寝ござは布団のサイズに合わせてシングルサイズ、セミダブルサイズ、ダブルサイズが用意されています。 寝ござが大きすぎたり小さすぎたりすると、寝ている間にズレてしまうことがあるため、ぴったりか、布団よりもひと回り小さめがおすすめです。
模様入りのござ「花ござ」とは
花ござとは、染色したい草を織り込んで、模様がデザインされたござです。花柄はもちろん、花以外の模様であっても「花ござ」とよばれています。
花ござの歴史は古く、飛鳥時代から貴族の間で使用されていました。
近年、伝統的な柄以外にもデザインのバリエーションが広がっています。一見い草に見えない洋風デザインや、キャラクターがデザインされているものまであります。
和、洋、エスニック、モダンなど、どんなテイストにも合わせられるほど柄のバリエーションが豊富です。 「足元にアクセントを加えたい」「和室を模様替えしたい」そんなときは花ござを取り入れてみてはいかがでしょうか。
まとめ
ござ(茣蓙)について解説しました。ござとは裏貼りのついていない、い草の敷物です。用途に合わせて様々なサイズやデザインが販売されています。

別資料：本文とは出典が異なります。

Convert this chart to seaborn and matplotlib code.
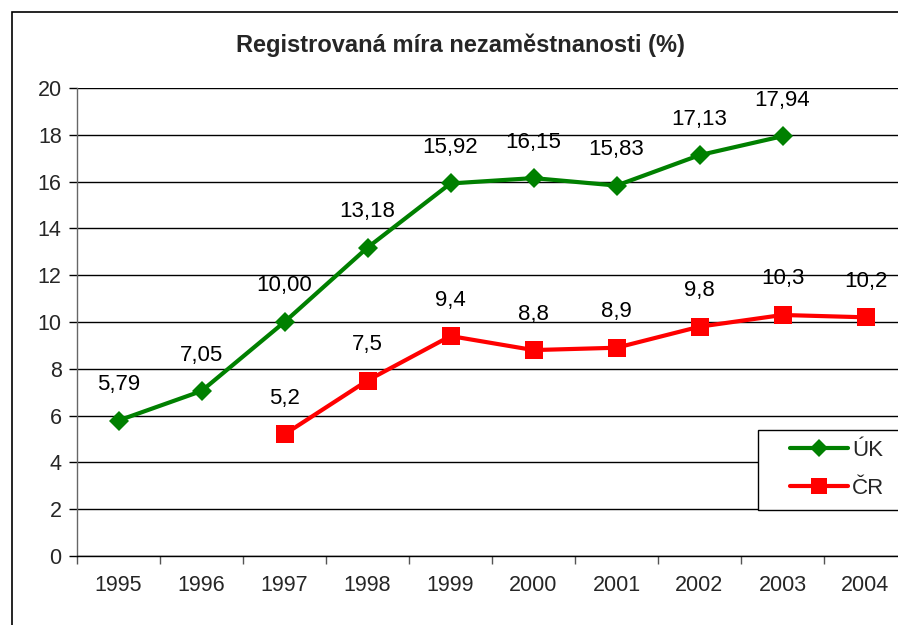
import matplotlib
matplotlib.use("Agg")
import matplotlib.pyplot as plt
from matplotlib.patches import Rectangle
from matplotlib.ticker import FixedLocator, NullFormatter
import seaborn as sns
import pandas as pd

years = [1995, 1996, 1997, 1998, 1999, 2000, 2001, 2002, 2003, 2004]
uk_years = [1995, 1996, 1997, 1998, 1999, 2000, 2001, 2002, 2003]
uk_values = [5.79, 7.05, 10.00, 13.18, 15.92, 16.15, 15.83, 17.13, 17.94]
uk_labels = ["5,79", "7,05", "10,00", "13,18", "15,92", "16,15", "15,83", "17,13", "17,94"]
cr_years = [1997, 1998, 1999, 2000, 2001, 2002, 2003, 2004]
cr_values = [5.2, 7.5, 9.4, 8.8, 8.9, 9.8, 10.3, 10.2]
cr_labels = ["5,2", "7,5", "9,4", "8,8", "8,9", "9,8", "10,3", "10,2"]
series_names = ["ÚK", "ČR"]
title = "Registrovaná míra nezaměstnanosti (%)"

sns.set_theme(style="white")
plt.rcParams["font.family"] = ["Liberation Sans", "DejaVu Sans"]

df = pd.DataFrame({
    "year": uk_years + cr_years,
    "value": uk_values + cr_values,
    "series": [series_names[0]] * len(uk_years) + [series_names[1]] * len(cr_years),
})

W, H = 898, 625
fig = plt.figure(figsize=(W / 100, H / 100), dpi=100)
fig.patch.set_facecolor("white")
ax = fig.add_axes([77 / W, 1 - 556 / H, 830 / W, 468 / H])

colors = {"ÚK": "#008000", "ČR": "#FF0000"}
markers = {"ÚK": "D", "ČR": "s"}
msize = {"ÚK": 10.5, "ČR": 12.5}

for name in series_names:
    sub = df[df["series"] == name]
    sns.lineplot(data=sub, x="year", y="value", color=colors[name],
                 marker=markers[name], linewidth=3, markersize=msize[name],
                 markeredgewidth=0, ax=ax, legend=False)

for xs, ys, labs in [(uk_years, uk_values, uk_labels), (cr_years, cr_values, cr_labels)]:
    for x, y, lab in zip(xs, ys, labs):
        ax.annotate(lab, (x, y), xytext=(0, 36), textcoords="offset pixels",
                    ha="center", va="center", fontsize=16, color="black")

ax.set_xlim(years[0] - 0.5, years[-1] + 0.5)
ax.set_ylim(0, 20)
ax.set_yticks(range(0, 21, 2))
ax.yaxis.grid(True, color="black", linewidth=1)
ax.xaxis.grid(False)
ax.set_axisbelow(True)

ax.xaxis.set_major_locator(FixedLocator([y - 0.5 for y in years] + [years[-1] + 0.5]))
ax.xaxis.set_major_formatter(NullFormatter())
ax.xaxis.set_minor_locator(FixedLocator(years))
ax.set_xticklabels([str(y) for y in years], minor=True)
ax.tick_params(axis="x", which="major", direction="out", length=6, width=1, color="#555555", bottom=True)
ax.tick_params(axis="x", which="minor", length=0, pad=14, labelsize=15.5, bottom=True)
ax.tick_params(axis="y", direction="out", length=6, width=1, color="black", pad=5, labelsize=15.5, left=True)
ax.set_xlabel("")
ax.set_ylabel("")

for s in ["top", "right"]:
    ax.spines[s].set_visible(False)
ax.spines["left"].set_color("#666666")
ax.spines["bottom"].set_color("black")
ax.spines["left"].set_linewidth(1)
ax.spines["bottom"].set_linewidth(1)

fig.text(460 / W, 1 - 45 / H, title, ha="center", va="center", fontsize=17, fontweight="bold")

# outer chart frame
fig.add_artist(Rectangle((12 / W, -0.1), 1.2, 1.1 - 12 / H, transform=fig.transFigure,
                         fill=False, edgecolor="black", linewidth=1.2, clip_on=False))

# legend box frame (inside the axes so it sits under the legend)
frame = Rectangle((758 / W, 1 - 510 / H), 0.3, 80 / H, transform=fig.transFigure,
                  facecolor="white", edgecolor="black", linewidth=1, clip_on=False, zorder=6)
ax.add_artist(frame)

handles = [plt.Line2D([], [], color=colors[n], marker=markers[n], linewidth=3,
                      markersize=msize[n] - 1, markeredgewidth=0) for n in series_names]
leg = ax.legend(handles, series_names, loc="upper left",
                bbox_to_anchor=(790 / W, 1 - 440 / H), bbox_transform=fig.transFigure,
                frameon=False, fontsize=16,
                handlelength=2.6, handletextpad=0.2, labelspacing=0.76,
                borderpad=0, borderaxespad=0)
leg.set_zorder(7)

fig.savefig("out.png", dpi=100, facecolor="white")
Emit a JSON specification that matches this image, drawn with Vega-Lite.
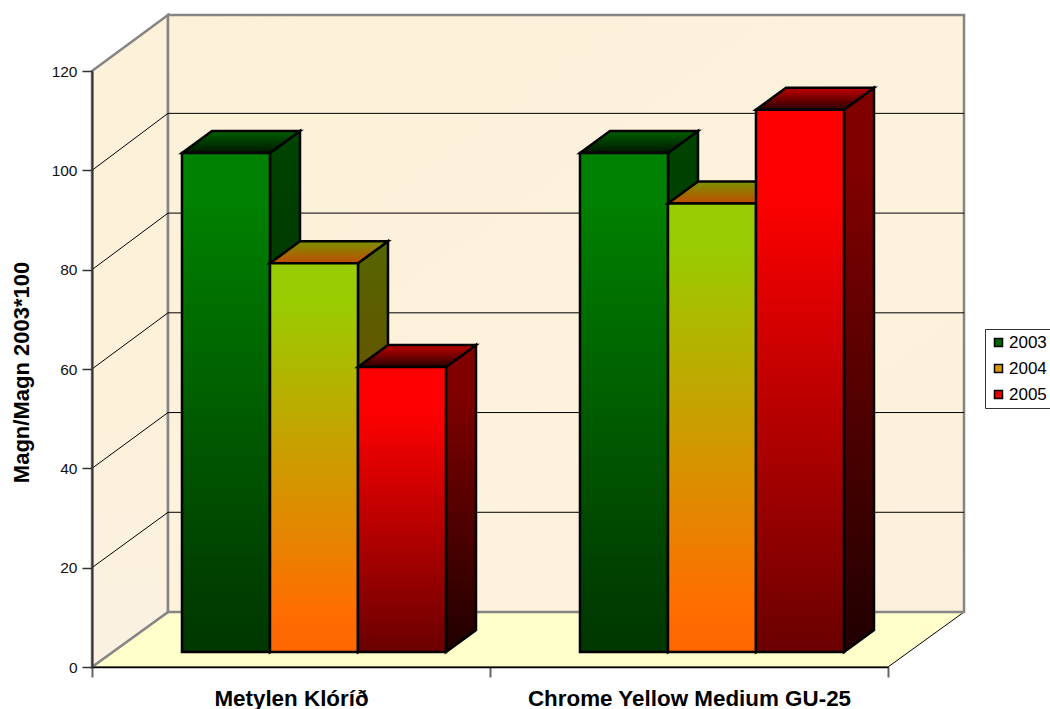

ざは畳よりも日本人に長く親しまれてきた伝統的な敷物。日本人が独自に改良を加えながら、生活の中で発展させてきました。
現代においても「い草を敷くと落ち着く、癒される」という方が多いのではないでしょうか。
ござは畳んでコンパクトにできるので、使用シーンに合わせて敷いたり、しまったりするのにも便利です。
ござを上手に活用して、おしゃれで快適な生活を手に入れてください。